What Is Point of View?

'Everyone's got their own story to tell.' You've probably heard this saying, or some variation of it, sometime in your life. Or, maybe you've heard it another way. Maybe you've heard someone say, 'Well, you've got your own point of view.' In this case, your own point of view is your own way of looking at the world that is different than everyone else's. But what does point of view mean in a literary sense?

In literature, a work's point of view is the style or type of narration an author employs to tell a particular story. There are three types of point of view (which is often abbreviated as POV): They are first, second, or third person. Third person narration is the type most important for this lesson. Third person point of view means the narrator describes the action, using 'he' or 'she' to refer to all the characters. This is the type of POV employed in George Orwell's famous dystopian novel, 1984.

Third Person Limited POV

There are different types of third person narration: One is called third person limited, and the other is third person omniscient. You can probably guess the difference already. Third person omniscient narration occurs when the reader is privy to more than one person's thoughts in the story. You get to dip in and out of the inner worlds of multiple characters, learning things about them that they don't share with anyone else. A third person limited POV however, is different. We define a third person limited point of view when the reader only gets in the head of one person. That is why we call it limited point of view, because you are limited to only one person's thoughts.

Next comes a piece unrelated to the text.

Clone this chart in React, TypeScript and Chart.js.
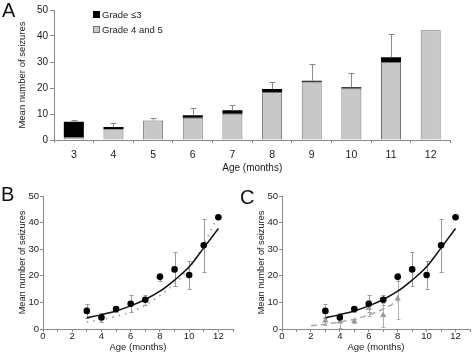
import React, { useEffect, useRef } from "react";
import { Chart, registerables } from "chart.js";

Chart.register(...registerables);

// ---------- Panel A data ----------
const months = ["3", "4", "5", "6", "7", "8", "9", "10", "11", "12"];
const legendLow = "Grade ≤3";
const legendHigh = "Grade 4 and 5";
const gradeHigh = [1.0, 4.1, 7.5, 8.6, 10.1, 18.5, 22.4, 19.8, 30.0, 42.2];
const gradeLow = [6.0, 0.9, 0, 0.9, 1.3, 1.1, 0.4, 0.5, 1.8, 0];
const totalErr = [0.7, 1.6, 1.0, 2.8, 2.0, 2.6, 6.5, 5.3, 8.9, 0];

// ---------- Panels B & C data ----------
const ageX = [3, 4, 5, 6, 7, 8, 9, 10, 11, 12];
const meanAll = [6.8, 4.3, 7.5, 9.5, 11.0, 19.6, 22.4, 20.3, 31.5, 42.0];
const errAll = [2.6, 1.8, 1.0, 3.2, 1.9, 1.5, 6.4, 5.2, 10.0, 0];
const fitAllX = [3, 4, 5, 6, 7, 8, 9, 10, 11, 12];
const fitAllY = [4.2, 5.4, 6.8, 8.7, 11.1, 14.2, 18.4, 23.4, 30.5, 37.8];
const fitDotX = [3, 4, 5, 6, 7, 8, 9, 10, 11, 12];
const fitDotY = [2.6, 3.5, 4.8, 6.4, 9.0, 12.6, 17.0, 23.0, 31.7, 43.0];
const triX = [3, 4, 5, 6, 7, 8];
const triMean = [3.1, 2.7, 2.9, 7.8, 5.2, 11.4];
const triErr = [1.5, 2.4, 0.8, 3.0, 4.4, 7.8];
const fitTriX = [2, 3, 4, 5, 6, 7, 8];
const fitTriY = [1.2, 1.8, 2.6, 3.7, 5.3, 7.5, 10.5];

const yTitle = "Mean number of seizures";
const xTitle = "Age (months)";

const fontFam = "'Liberation Sans', Arial, Helvetica, sans-serif";
const axisGray = "#8a8a8a";
const textColor = "#1a1a1a";
Chart.defaults.font.family = fontFam;

const pts = (xs: number[], ys: number[]) => xs.map((x, i) => ({ x, y: ys[i] }));

type ErrSeries = { xs: number[]; ys: number[]; errs: number[]; color: string; cap: number };
function makeErrPlugin(id: string, series: ErrSeries[]) {
  return {
    id,
    beforeDatasetsDraw(chart: any) {
      const { ctx, scales } = chart;
      const sx = scales.x;
      const sy = scales.y;
      ctx.save();
      ctx.lineWidth = 1;
      series.forEach((s) => {
        ctx.strokeStyle = s.color;
        s.xs.forEach((xv, i) => {
          const e = s.errs[i];
          if (!e) return;
          const px = Math.round(sx.getPixelForValue(xv)) + 0.5;
          const top = Math.round(sy.getPixelForValue(s.ys[i] + e)) + 0.5;
          const bot = Math.round(sy.getPixelForValue(Math.max(0, s.ys[i] - e))) + 0.5;
          ctx.beginPath();
          ctx.moveTo(px, top);
          ctx.lineTo(px, bot);
          ctx.moveTo(px - s.cap, top);
          ctx.lineTo(px + s.cap, top);
          ctx.moveTo(px - s.cap, bot);
          ctx.lineTo(px + s.cap, bot);
          ctx.stroke();
        });
      });
      ctx.restore();
    },
  };
}

const barErrPlugin = {
  id: "barErr",
  afterDatasetsDraw(chart: any) {
    const { ctx, scales } = chart;
    ctx.save();
    ctx.strokeStyle = "#8a8a8a";
    ctx.lineWidth = 1;
    totalErr.forEach((e, i) => {
      if (!e) return;
      const tot = gradeHigh[i] + gradeLow[i];
      const px = Math.round(scales.x.getPixelForValue(i)) + 0.5;
      const y0 = scales.y.getPixelForValue(tot);
      const y1 = Math.round(scales.y.getPixelForValue(tot + e)) + 0.5;
      ctx.beginPath();
      ctx.moveTo(px, y0);
      ctx.lineTo(px, y1);
      ctx.moveTo(px - 3, y1);
      ctx.lineTo(px + 3, y1);
      ctx.stroke();
    });
    ctx.restore();
  },
};

const legendPlugin = {
  id: "boxLegend",
  afterDraw(chart: any) {
    const { ctx, chartArea } = chart;
    const x0 = Math.round(chartArea.left + 39);
    const y0 = Math.round(chartArea.top + 1);
    const items = [
      { text: legendLow, fill: "#000000", stroke: "#000000" },
      { text: legendHigh, fill: "#c8c8c8", stroke: "#707070" },
    ];
    ctx.save();
    ctx.font = `9.5px ${fontFam}`;
    ctx.textBaseline = "middle";
    ctx.textAlign = "left";
    items.forEach((it, i) => {
      const y = y0 + i * 15;
      ctx.fillStyle = it.fill;
      ctx.fillRect(x0, y, 7, 7);
      ctx.strokeStyle = it.stroke;
      ctx.lineWidth = 1;
      ctx.strokeRect(x0 + 0.5, y + 0.5, 6, 6);
      ctx.fillStyle = textColor;
      ctx.fillText(it.text, x0 + 9, y + 4);
    });
    ctx.restore();
  },
};

function configA(): any {
  return {
    type: "bar",
    data: {
      labels: months,
      datasets: [
        {
          label: legendHigh,
          data: gradeHigh,
          backgroundColor: "#c8c8c8",
          borderColor: "#707070",
          borderWidth: 1,
          barPercentage: 0.505,
          categoryPercentage: 1,
          stack: "s",
        },
        {
          label: legendLow,
          data: gradeLow,
          backgroundColor: "#000000",
          borderWidth: 0,
          barPercentage: 0.505,
          categoryPercentage: 1,
          stack: "s",
        },
      ],
    },
    options: {
      responsive: false,
      animation: false,
      layout: { padding: { left: 0, right: 23.5, top: 10, bottom: 0 } },
      plugins: { legend: { display: false }, tooltip: { enabled: false } },
      scales: {
        x: {
          stacked: true,
          grid: { drawOnChartArea: false, drawTicks: true, tickLength: 3, color: axisGray, offset: true },
          border: { color: axisGray, width: 1 },
          ticks: { color: textColor, font: { size: 10.5 }, padding: 6, maxRotation: 0 },
          title: { display: true, text: xTitle, color: textColor, font: { size: 10 }, padding: { top: 0, bottom: 6 } },
          afterFit: (s: any) => {
            s.height = 40;
          },
        },
        y: {
          stacked: true,
          min: 0,
          max: 50,
          ticks: { stepSize: 10, color: textColor, font: { size: 10 }, padding: 2 },
          grid: { drawOnChartArea: false, drawTicks: true, tickLength: 4, color: axisGray },
          border: { color: axisGray, width: 1 },
          title: { display: true, text: yTitle, color: textColor, font: { size: 9.5 }, padding: { top: 17, bottom: 0 } },
          afterFit: (s: any) => {
            s.width = 54;
          },
        },
      },
    },
    plugins: [barErrPlugin, legendPlugin],
  };
}

function scatterScales(): any {
  return {
    x: {
      type: "linear",
      min: 0,
      max: 13,
      ticks: {
        stepSize: 1,
        autoSkip: false,
        maxRotation: 0,
        color: textColor,
        font: { size: 9.5 },
        padding: -1.5,
        callback: (v: any) => (Number(v) % 2 === 0 ? String(v) : ""),
      },
      grid: { drawOnChartArea: false, drawTicks: true, tickLength: 3, color: axisGray },
      border: { color: axisGray, width: 1 },
      title: { display: true, text: xTitle, color: textColor, font: { size: 9.5 }, padding: { top: 0, bottom: 2.3 } },
      afterFit: (s: any) => {
        s.height = 26;
      },
    },
    y: {
      min: 0,
      max: 50,
      ticks: { stepSize: 10, color: textColor, font: { size: 9.5 }, padding: 1 },
      grid: { drawOnChartArea: false, drawTicks: true, tickLength: 3, color: axisGray },
      border: { color: axisGray, width: 1 },
      title: { display: true, text: yTitle, color: textColor, font: { size: 9.2 }, padding: { top: 16.6, bottom: 0 } },
      afterFit: (s: any) => {
        s.width = 43;
      },
    },
  };
}

const dotsDataset = () => ({
  label: "All",
  data: pts(ageX, meanAll),
  pointRadius: 3.3,
  pointBackgroundColor: "#000000",
  pointBorderWidth: 0,
  showLine: false,
});
const fitAllDataset = () => ({
  label: "Fit",
  data: pts(fitAllX, fitAllY),
  showLine: true,
  pointRadius: 0,
  borderColor: "#111111",
  borderWidth: 1.5,
  cubicInterpolationMode: "monotone",
});

function configB(): any {
  return {
    type: "scatter",
    data: {
      datasets: [
        dotsDataset(),
        fitAllDataset(),
        {
          label: "Fit grade",
          data: pts(fitDotX, fitDotY),
          showLine: true,
          pointRadius: 0,
          borderColor: "#a8a8a8",
          borderWidth: 2,
          borderDash: [1.5, 5],
          cubicInterpolationMode: "monotone",
        },
      ],
    },
    options: {
      responsive: false,
      animation: false,
      layout: { padding: { left: 0, right: 3.8, top: 16, bottom: 0 } },
      plugins: { legend: { display: false }, tooltip: { enabled: false } },
      scales: scatterScales(),
    },
    plugins: [makeErrPlugin("errB", [{ xs: ageX, ys: meanAll, errs: errAll, color: "#9a9a9a", cap: 2 }])],
  };
}

function configC(): any {
  return {
    type: "scatter",
    data: {
      datasets: [
        dotsDataset(),
        {
          label: "Grade 4 and 5",
          data: pts(triX, triMean),
          pointStyle: "triangle",
          pointRadius: 3.6,
          pointBackgroundColor: "#9a9a9a",
          pointBorderColor: "#9a9a9a",
          pointBorderWidth: 0,
          showLine: false,
        },
        fitAllDataset(),
        {
          label: "Fit grade 4 and 5",
          data: pts(fitTriX, fitTriY),
          showLine: true,
          pointRadius: 0,
          borderColor: "#a8a8a8",
          borderWidth: 1.5,
          borderDash: [6, 4],
          cubicInterpolationMode: "monotone",
        },
      ],
    },
    options: {
      responsive: false,
      animation: false,
      layout: { padding: { left: 0, right: 1.8, top: 16, bottom: 0 } },
      plugins: { legend: { display: false }, tooltip: { enabled: false } },
      scales: scatterScales(),
    },
    plugins: [
      makeErrPlugin("errC", [
        { xs: ageX, ys: meanAll, errs: errAll, color: "#9a9a9a", cap: 2 },
        { xs: triX, ys: triMean, errs: triErr, color: "#b0b0b0", cap: 2 },
      ]),
    ],
  };
}

const letterStyle = (left: number, top: number): React.CSSProperties => ({
  position: "absolute",
  left,
  top,
  fontFamily: fontFam,
  fontSize: 20,
  lineHeight: "20px",
  color: "#111",
});

export default function App() {
  const refA = useRef<HTMLCanvasElement>(null);
  const refB = useRef<HTMLCanvasElement>(null);
  const refC = useRef<HTMLCanvasElement>(null);

  useEffect(() => {
    const charts = [
      new Chart(refA.current as HTMLCanvasElement, configA()),
      new Chart(refB.current as HTMLCanvasElement, configB()),
      new Chart(refC.current as HTMLCanvasElement, configC()),
    ];
    return () => charts.forEach((c) => c.destroy());
  }, []);

  return (
    <div
      style={{
        position: "absolute",
        left: 0,
        top: 0,
        width: 474,
        height: 355,
        background: "#ffffff",
        overflow: "hidden",
      }}
    >
      <canvas ref={refA} width={474} height={180} style={{ position: "absolute", left: 0, top: 0 }} />
      <canvas ref={refB} width={237} height={175} style={{ position: "absolute", left: 0, top: 180 }} />
      <canvas ref={refC} width={235} height={175} style={{ position: "absolute", left: 239, top: 180 }} />
      <div style={letterStyle(2, 0)}>A</div>
      <div style={letterStyle(1, 184)}>B</div>
      <div style={letterStyle(240, 187)}>C</div>
    </div>
  );
}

Third person limited point of view is what we have here in 1984. The story is told from Winston's limited POV, and the reader only knows the world as it happens to Winston. You're not directly inside Winston's head (this would be first person, and Winston would be the narrator, referring to himself as 'I'). Still, you the reader, only know what he's going through, and you're aware of his feelings and no one else's. You get Winston's direct observations of those around him -- like his interpretation of O'Brien's trusting face, or Julia's beauty -- but you have no idea what these other people are truly thinking.

The Point of POV

So what's the point of filtering the story through only one character's perception? In the case of 1984, you're in the story with Winston, not just observing it. And in a world like the one presented in the novel, you'll be forced into Winston's paranoia, and you'll feel the constant surveillance of the government and police just as he does. You're a real part of the action, and it draws you into the plot.